Science in Christian Perspective
Frank A. Houser, Jr., M.A.
From JASA 8 (June 1956): 19-20.
When I was in the Navy the word was passed that if the sailors weren't griping there was something wrong with them. At the time this seemed to me to be just another irrational dictum by which the big brass kidded themselves and consoled their junior officers. As the word filtered down to the enlisted man it seemed to have a singularly unsolacing effect.
Now, in the light of hindsight and some sociological insight the dictum seems to make practical sense. Let's change it to "If the sailors weren't griping there was something wrong with the organization." Look at the large organization that 'has no "loyal opposition", no "party of the second part", no organized minority, and there you see hardening of the arteries known as oligarchy. Whether it's a trade union, political party, church, or U. S. Navy it needs the healthy criticism which is the first step in avoiding concentration of power and/or desiccation of ideas. Sometimes this criticism comes from outside the organization. Sometimes from within. In any case human organizations need it.
So, the griping could well indicate that (1) the organization is not really up to snuff, (2) the atmosphere is free enough to permit criticism. (3) the desirably taut organization which has activists instead of "apathists" is indeed to be congratulated.
These general remarks could well apply to the ASA. But, for the moment, let's look at the people who study groups-the sociologists themselves. Yes, the fratern ity of sociologists is far from uniformity. Even better, it is far from unity. But, it's a healthy kind of disagreement that is of interest not only to the sociologists themselves, but to Christian men of science at large.
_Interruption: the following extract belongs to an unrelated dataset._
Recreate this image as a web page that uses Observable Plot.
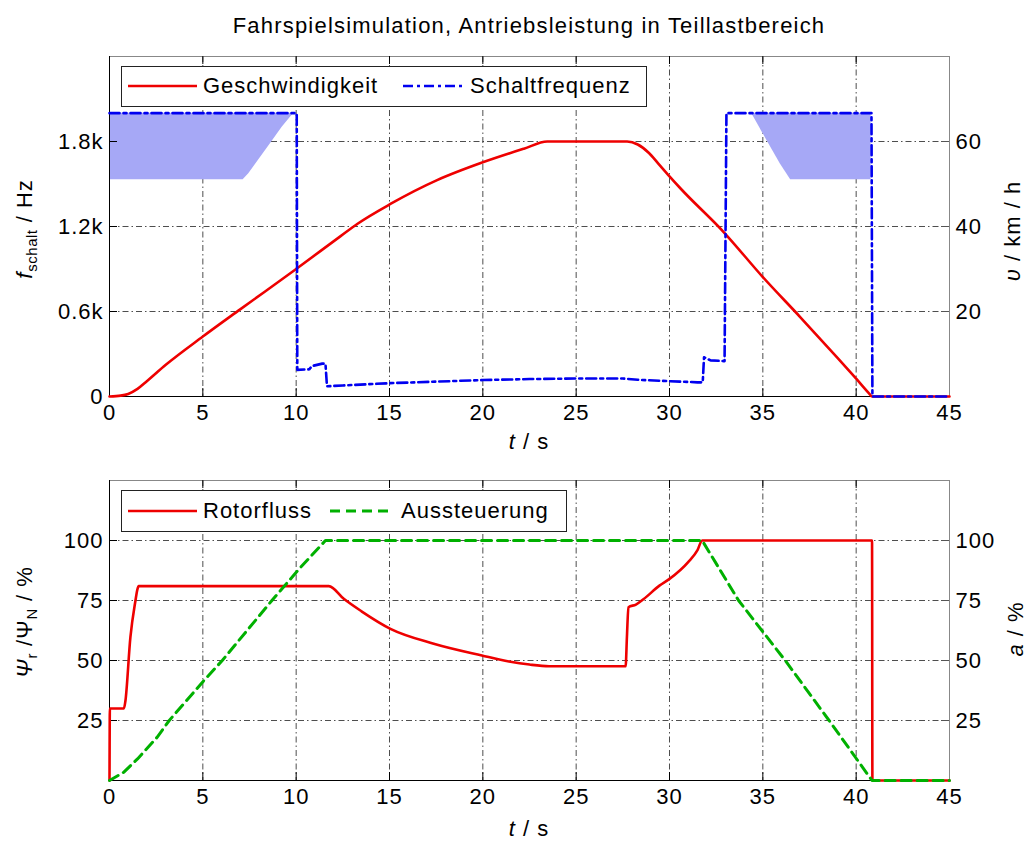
<!DOCTYPE html>
<html>
<head>
<meta charset="utf-8">
<script src="https://cdn.jsdelivr.net/npm/d3@7"></script>
<script src="https://cdn.jsdelivr.net/npm/@observablehq/plot@0.6"></script>
<style>
  body { margin: 0; background: #fff; font-family: "Liberation Sans", Arial, sans-serif; color: #000; }
  #wrap { position: relative; width: 1028px; height: 842px; overflow: hidden; }
  #wrap svg text { letter-spacing: 1px; }
  .ov { position: absolute; white-space: nowrap; line-height: 1; letter-spacing: 1px; z-index: 5; }
  .ov sub { font-size: 15px; vertical-align: -5px; letter-spacing: 0.5px; }
  .leg { position: absolute; border: 1px solid #222; background: #fff; z-index: 4; box-sizing: border-box; }
</style>
</head>
<body>
<div id="wrap"></div>
<script>
// ---------- data ----------
const title = "Fahrspielsimulation, Antriebsleistung in Teillastbereich";
const xTicks = [0, 5, 10, 15, 20, 25, 30, 35, 40, 45];
const xGrid = [5, 10, 15, 20, 25, 30, 35, 40];
const fTicks = [0, 600, 1200, 1800];
const fTickLabels = ["0", "0.6k", "1.2k", "1.8k"];
const vTicks = [20, 40, 60];
const pctTicks = [25, 50, 75, 100];
const HZ_PER_KMH = 30; // right axis: 20 km/h <-> 0.6 kHz

// Geschwindigkeit (km/h)
const speedT = [0, 0.6, 1.0, 1.5, 2.0, 3.0, 5.0, 7.0, 10, 12.4, 13.27, 15.05, 17.55, 20, 22.2, 23.45, 27.73, 28.3, 28.9, 29.4, 30.0, 30.58, 32.9, 35, 37, 39, 40, 40.7, 40.85, 45];
const speedV = [0, 0.2, 0.6, 1.8, 3.6, 7.4, 14.1, 20.5, 30.0, 37.8, 40.6, 45.3, 50.9, 55.1, 58.3, 60, 60, 59.3, 57.3, 54.8, 51.8, 49.0, 38.7, 28.1, 18.7, 9.1, 4.2, 0.7, 0, 0];

// Schaltfrequenz (Hz)
const freqT = [0, 10.03, 10.06, 10.7, 10.85, 11.4, 11.57, 11.65, 12.5, 15, 17.5, 20, 22.5, 25, 27.5, 28.3, 30, 31.5, 31.78, 31.85, 32.2, 32.9, 32.95, 33.05, 40.82, 40.87, 45];
const freqHz = [2000, 2000, 188, 192, 215, 232, 232, 72, 78, 94, 105, 116, 123, 127, 127, 118, 108, 100, 100, 277, 255, 250, 250, 2000, 2000, 0, 0];

// shaded areas (Hz vs s)
const shadeLeftT = [7.16, 7.46, 8.62, 9.25, 9.87];
const shadeLeftF = [1530, 1572, 1784, 1901, 2000];
const shadeRightT = [36.49, 35.94, 35.22, 34.4];
const shadeRightF = [1530, 1642, 1807, 2000];
const shadeRightEnd = 40.8;

// Rotorfluss (%)
const fluxT = [0, 0.02, 0.77, 0.85, 1.12, 1.35, 1.57, 11.75, 12.55, 13.5, 15.05, 17.37, 19.95, 21.4, 22.5, 23.55, 27.65, 27.72, 27.8, 28.2, 28.6, 29.46, 30, 31, 31.5, 31.75, 40.85, 40.87, 45];
const fluxPct = [0, 30, 30, 33, 59.7, 73, 81, 81, 75.7, 70.5, 63.2, 57, 52.1, 49.6, 48.3, 47.6, 47.6, 60, 72.2, 73.3, 75.5, 81.2, 84, 91, 96, 100, 100, 0, 0];

// Aussteuerung (%)
const modT = [0, 0.77, 1.5, 2.55, 3.2, 5.04, 6.04, 8.7, 10.2, 11.57, 31.75, 33.7, 36.2, 38.55, 40.85, 45];
const modPct = [0, 3.5, 9, 18, 25, 41.5, 50, 75, 88.5, 100, 100, 75, 50, 25, 0, 0];

// ---------- tables ----------
const speed = speedT.map((t, i) => ({t, v: speedV[i]}));
const freq = freqT.map((t, i) => ({t, f: freqHz[i]}));
const shadeL = shadeLeftT.map((t, i) => ({t, f: shadeLeftF[i]}));
const shadeR = shadeRightT.map((t, i) => ({t, f: shadeRightF[i]}));
const flux = fluxT.map((t, i) => ({t, p: fluxPct[i]}));
const mod = modT.map((t, i) => ({t, p: modPct[i]}));

// ---------- styles ----------
const RED = "#ee0000", BLUE = "#0000f0", GREEN = "#00b000", SHADE = "#a6a8f6";
const gridStyle = {stroke: "#222", strokeOpacity: 0.8, strokeWidth: 1, strokeDasharray: "6,3,1.5,3"};
const font = "'Liberation Sans', Arial, sans-serif";
const W = 1028, ML = 109, MR = 79;
const innerW = W - ML - MR;

const wrap = document.getElementById("wrap");

function tickMarks(xs, ys, innerH) {
  const k = 8;
  return [
    Plot.ruleX(xs, {insetTop: innerH - k, stroke: "#000"}),
    Plot.ruleX(xs, {insetBottom: innerH - k, stroke: "#000"}),
    Plot.ruleY(ys, {insetRight: innerW - k, stroke: "#000"}),
    Plot.ruleY(ys, {insetLeft: innerW - k, stroke: "#555"})
  ];
}

// ---------- top panel ----------
const topH = 340;
const topPlot = Plot.plot({
  width: W, height: 406,
  marginLeft: ML, marginRight: MR, marginTop: 6, marginBottom: 60,
  x: {domain: [0, 45]},
  y: {domain: [0, 2400]},
  style: {fontFamily: font, fontSize: "22px", color: "#000", background: "transparent", overflow: "visible"},
  marks: [
    Plot.ruleX(xGrid, gridStyle),
    Plot.ruleY(fTicks.slice(1), gridStyle),
    Plot.areaX(shadeL, {y: "f", x1: 0, x2: "t", fill: SHADE}),
    Plot.areaX(shadeR, {y: "f", x1: "t", x2: shadeRightEnd, fill: SHADE}),
    Plot.frame({stroke: "#888"}),
    ...tickMarks(xGrid, fTicks.slice(1), topH),
    Plot.ruleX([0], {stroke: "#000"}),
    Plot.ruleY([0], {stroke: "#000"}),
    Plot.line(speed, {x: "t", y: d => d.v * HZ_PER_KMH, stroke: RED, strokeWidth: 2.6, curve: "monotone-x"}),
    Plot.line(freq, {x: "t", y: "f", stroke: BLUE, strokeWidth: 2.6, strokeDasharray: "10,4,3,4"}),
    Plot.axisX({ticks: xTicks, tickSize: 0, tickPadding: 8, label: null}),
    Plot.axisY({ticks: fTicks, tickFormat: (d) => fTickLabels[fTicks.indexOf(d)], tickSize: 0, tickPadding: 6, label: null}),
    Plot.axisY({anchor: "right", ticks: vTicks.map(v => v * HZ_PER_KMH), tickFormat: d => String(d / HZ_PER_KMH), tickSize: 0, tickPadding: 6, label: null})
  ]
});
topPlot.style.position = "absolute";
topPlot.style.left = "0px";
topPlot.style.top = "50px";
wrap.appendChild(topPlot);

// ---------- bottom panel ----------
const botH = 300;
const botPlot = Plot.plot({
  width: W, height: 386,
  marginLeft: ML, marginRight: MR, marginTop: 24, marginBottom: 62,
  x: {domain: [0, 45]},
  y: {domain: [0, 125]},
  style: {fontFamily: font, fontSize: "22px", color: "#000", background: "transparent", overflow: "visible"},
  marks: [
    Plot.ruleX(xGrid, gridStyle),
    Plot.ruleY(pctTicks, gridStyle),
    Plot.frame({stroke: "#888"}),
    ...tickMarks(xGrid, pctTicks, botH),
    Plot.ruleX([0], {stroke: "#000"}),
    Plot.ruleY([0], {stroke: "#000"}),
    Plot.line(flux, {x: "t", y: "p", stroke: RED, strokeWidth: 2.6, curve: "monotone-x"}),
    Plot.line(mod, {x: "t", y: "p", stroke: GREEN, strokeWidth: 3, strokeDasharray: "10,6"}),
    Plot.axisX({ticks: xTicks, tickSize: 0, tickPadding: 8, label: null}),
    Plot.axisY({ticks: pctTicks, tickSize: 0, tickPadding: 6, label: null}),
    Plot.axisY({anchor: "right", ticks: pctTicks, tickSize: 0, tickPadding: 6, label: null})
  ]
});
botPlot.style.position = "absolute";
botPlot.style.left = "0px";
botPlot.style.top = "456px";
wrap.appendChild(botPlot);

// ---------- overlays: title, axis labels, legends ----------
function place(html, x, y, size = 22, rotate = 0, anchor = "middle") {
  const d = document.createElement("div");
  d.className = "ov";
  d.innerHTML = html;
  d.style.left = x + "px";
  d.style.top = y + "px";
  d.style.fontSize = size + "px";
  d.style.transform = `translate(${anchor === "start" ? "0" : "-50%"}, -50%) rotate(${rotate}deg)`;
  wrap.appendChild(d);
  return d;
}
const t = place(title, 529, 26, 22);
t.style.letterSpacing = "1.2px";
place("<i>t</i> / s", 529, 442, 22);
place("<i>t</i> / s", 529, 829, 22);
place("<i>f</i><sub>schalt</sub> / Hz", 26, 229, 22, -90);
place("<i>υ</i> / km / h", 1013, 231, 22, -90);
place("<i>Ψ</i><sub>r</sub> /Ψ<sub>N</sub> / %", 26, 622, 22, -90);
place("<i>a</i> / %", 1016, 629, 22, -90);

function legendBox(x, y, w, h) {
  const b = document.createElement("div");
  b.className = "leg";
  b.style.left = x + "px"; b.style.top = y + "px";
  b.style.width = w + "px"; b.style.height = h + "px";
  wrap.appendChild(b);
}
function sample(x1, x2, y, color, width, dash) {
  const ns = "http://www.w3.org/2000/svg";
  const s = document.createElementNS(ns, "svg");
  s.setAttribute("width", x2 - x1); s.setAttribute("height", 10);
  s.style.cssText = `position:absolute;left:${x1}px;top:${y - 5}px;z-index:6;`;
  const l = document.createElementNS(ns, "line");
  l.setAttribute("x1", 0); l.setAttribute("x2", x2 - x1);
  l.setAttribute("y1", 5); l.setAttribute("y2", 5);
  l.setAttribute("stroke", color); l.setAttribute("stroke-width", width);
  if (dash) l.setAttribute("stroke-dasharray", dash);
  s.appendChild(l);
  wrap.appendChild(s);
}
legendBox(121, 66, 526, 41);
sample(128, 197, 86, RED, 2.6);
place("Geschwindigkeit", 203, 86, 22, 0, "start");
sample(403, 466, 86, BLUE, 2.6, "10,4,3,4");
place("Schaltfrequenz", 470, 86, 22, 0, "start");

legendBox(121, 490, 446, 42);
sample(128, 197, 511, RED, 2.6);
place("Rotorfluss", 203, 511, 22, 0, "start");
sample(330, 394, 511, GREEN, 3, "10,6");
place("Aussteuerung", 401, 511, 22, 0, "start");
</script>
</body>
</html>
The fascinating aspect of the division in the house of sociology is that the minority spokesman is the President of the outfit! Herbert Blumer is a man long respected in the society of sociologists but hardly agreed with by everyone. It is the merit of the organization that it elected a leader for this year who could focus attention on an issue which undermines the bulk of research in the field of sociology today. Not only the healthy give and take of ideas, but the substance of the issue Blumer states is of interest to ASA members.
Let's look at the issue. The main line research in sociology today stresses analytical variables which are discrete and homogeneous. Blumer asserted recently at the Midwest Sociology Society's convention that this emphasis results in "research at a distance" or setting up on the basis of certain "outside" concepts a design of a study. The mode of research is structured in advance. For example, if a sociologist decides to study the relation between griping and size of organization he proceeds by (1) defining griping or what indicates it, (2) setting up a questionnaire or interview schedule to reveal the subject's gripes, (3) setting up an experimental situation wherein a large and small group are compared when all other factors are controlled. Notice that in this approach the researcher came to the situation or looked for it with some fairly well established ideas in mind. Naturally, the level of the sophistication or refinement of concepts is much higher in today's research than our prosaic example. But, the point is that he comes to the situation with concepts or variables which have been gleaned from many previous studies or observation. In order to test his hypothesis he designs the study rigorously, and probably makes it very amenable to statistical manipulation-not just measures of central tendency, but correlation, chi square, critical ratios, or whatever device best fits the problem at hand.
Now as I understand the point Blumer is making, it is that the above type of approach, while useful, fails to lend itself to a faithful understanding of social behavior. Why? Because it "emasculates" the individual or group by forcing a conceptual scheme on one facet of behavior. Rather, says Blumer, ought sociologists to see persons as "wholes"-in interaction with others--so that the inevitable scheme with which we come to our study, may be open to vast amendment or reorientation as we allow the whole person in a full setting to act. The cardinal point of any empirical science is to stay true to the nature of its subject matter. This can be done, and has been done better, according to Blumer, by sociologists who involve themselves by way of "participant experimentation" in the study. "Sympathetic introspection" is a key.
As a matter of fact, Blumer indicates that the earlier sociologists who immersed themselves in the situation without completely prearranged ideas (and with fairly crude methods) probably have given us more lasting results than all the contributions of modern research. For example, Thomas, Znaniecki, Thrasher, Cooley, Park, and Weber stand out in the quality of their contributions. What today, asked Blumer, can match such concepts of earlier vintage as mores, primary group, bureaucracy, anomie, definition of the situation, et al? To introduce an intellectual understanding of experience of people studied is an art that seen is hard to duplicate given today's approach.
Please note this is no blast against empiricism. It is a critique of the current variety of empiricism in sociology which gives us much that is precise, but little that is significant.
Christian men of science may be reminded here that the search for truth is best accomplished when free inquiry and discussion prevail. They may also note the revised defense of man who cannot be reduced to fit some analytical scheme without doing despite to both man and science.